## Begin COLLECTED DATA

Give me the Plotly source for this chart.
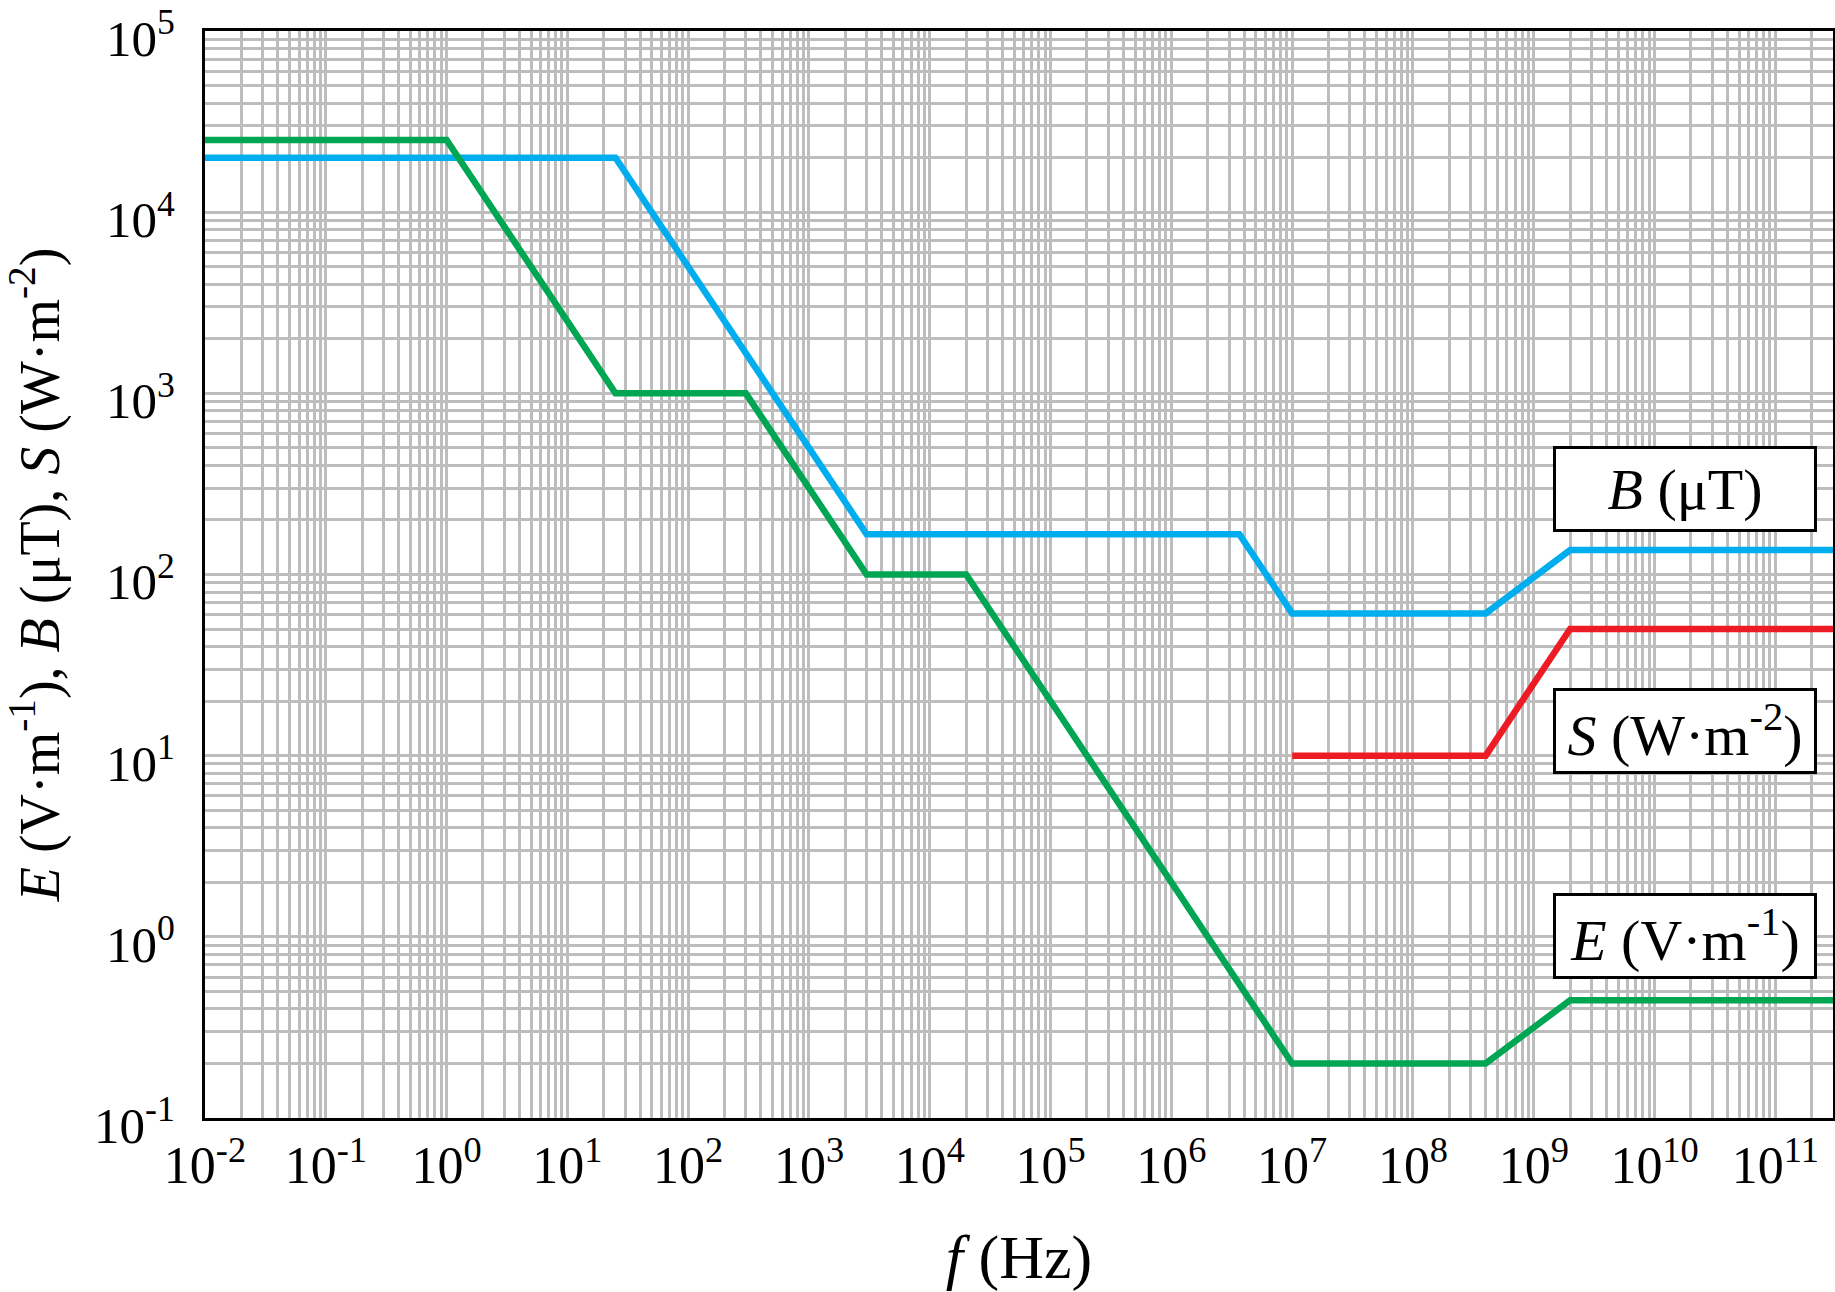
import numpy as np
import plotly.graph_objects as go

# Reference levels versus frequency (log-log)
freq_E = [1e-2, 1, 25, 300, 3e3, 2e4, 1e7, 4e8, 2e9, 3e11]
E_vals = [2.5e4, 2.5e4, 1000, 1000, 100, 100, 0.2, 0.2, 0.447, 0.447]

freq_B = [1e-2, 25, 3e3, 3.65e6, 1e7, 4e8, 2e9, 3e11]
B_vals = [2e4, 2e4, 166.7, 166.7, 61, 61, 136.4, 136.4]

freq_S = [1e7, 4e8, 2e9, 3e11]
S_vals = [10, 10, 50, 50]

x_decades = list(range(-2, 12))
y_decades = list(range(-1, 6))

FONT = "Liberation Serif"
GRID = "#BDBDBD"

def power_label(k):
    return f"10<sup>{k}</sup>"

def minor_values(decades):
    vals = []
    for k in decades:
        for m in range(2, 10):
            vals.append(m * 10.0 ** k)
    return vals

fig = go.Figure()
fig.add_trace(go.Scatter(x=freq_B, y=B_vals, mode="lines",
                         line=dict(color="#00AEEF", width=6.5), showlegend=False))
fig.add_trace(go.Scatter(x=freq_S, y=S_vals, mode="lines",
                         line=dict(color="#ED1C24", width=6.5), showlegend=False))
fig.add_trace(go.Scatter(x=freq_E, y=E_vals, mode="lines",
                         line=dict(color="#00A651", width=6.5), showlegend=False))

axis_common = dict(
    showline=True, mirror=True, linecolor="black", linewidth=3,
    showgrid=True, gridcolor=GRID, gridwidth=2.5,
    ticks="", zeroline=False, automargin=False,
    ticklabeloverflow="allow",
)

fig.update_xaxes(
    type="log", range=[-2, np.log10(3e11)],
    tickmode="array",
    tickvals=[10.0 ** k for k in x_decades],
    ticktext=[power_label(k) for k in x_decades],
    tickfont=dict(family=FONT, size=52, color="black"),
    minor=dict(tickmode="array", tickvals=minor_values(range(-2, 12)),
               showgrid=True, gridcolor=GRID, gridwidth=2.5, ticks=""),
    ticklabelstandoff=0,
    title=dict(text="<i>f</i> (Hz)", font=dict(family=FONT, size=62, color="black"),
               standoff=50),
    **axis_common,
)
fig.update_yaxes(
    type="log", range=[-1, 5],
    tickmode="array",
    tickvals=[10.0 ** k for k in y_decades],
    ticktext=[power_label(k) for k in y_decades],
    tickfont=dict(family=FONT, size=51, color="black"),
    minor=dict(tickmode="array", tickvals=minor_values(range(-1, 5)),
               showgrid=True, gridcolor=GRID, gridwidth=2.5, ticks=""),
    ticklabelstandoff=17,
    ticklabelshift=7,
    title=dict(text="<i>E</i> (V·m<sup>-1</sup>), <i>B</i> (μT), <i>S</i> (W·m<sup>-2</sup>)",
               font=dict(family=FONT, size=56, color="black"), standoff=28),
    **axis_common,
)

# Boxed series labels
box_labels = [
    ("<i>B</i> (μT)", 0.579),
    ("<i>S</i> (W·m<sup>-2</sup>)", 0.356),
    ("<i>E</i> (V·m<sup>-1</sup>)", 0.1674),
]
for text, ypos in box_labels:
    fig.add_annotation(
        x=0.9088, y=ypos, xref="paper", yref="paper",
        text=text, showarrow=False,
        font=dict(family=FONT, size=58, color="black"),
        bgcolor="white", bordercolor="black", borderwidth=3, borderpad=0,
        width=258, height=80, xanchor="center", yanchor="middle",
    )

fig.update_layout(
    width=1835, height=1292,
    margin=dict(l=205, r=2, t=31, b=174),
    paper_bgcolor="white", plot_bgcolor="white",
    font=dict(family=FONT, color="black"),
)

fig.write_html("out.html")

## End COLLECTED DATA

## EXERCISE AIM
Repeat, with no pictures, each line from the beginning of the data through the line containing "0.2, 0.447, 0.447]", inclusive.

## SOLUTION FOR THIS EXERCISE
Give me the Plotly source for this chart.
import numpy as np
import plotly.graph_objects as go

# Reference levels versus frequency (log-log)
freq_E = [1e-2, 1, 25, 300, 3e3, 2e4, 1e7, 4e8, 2e9, 3e11]
E_vals = [2.5e4, 2.5e4, 1000, 1000, 100, 100, 0.2, 0.2, 0.447, 0.447]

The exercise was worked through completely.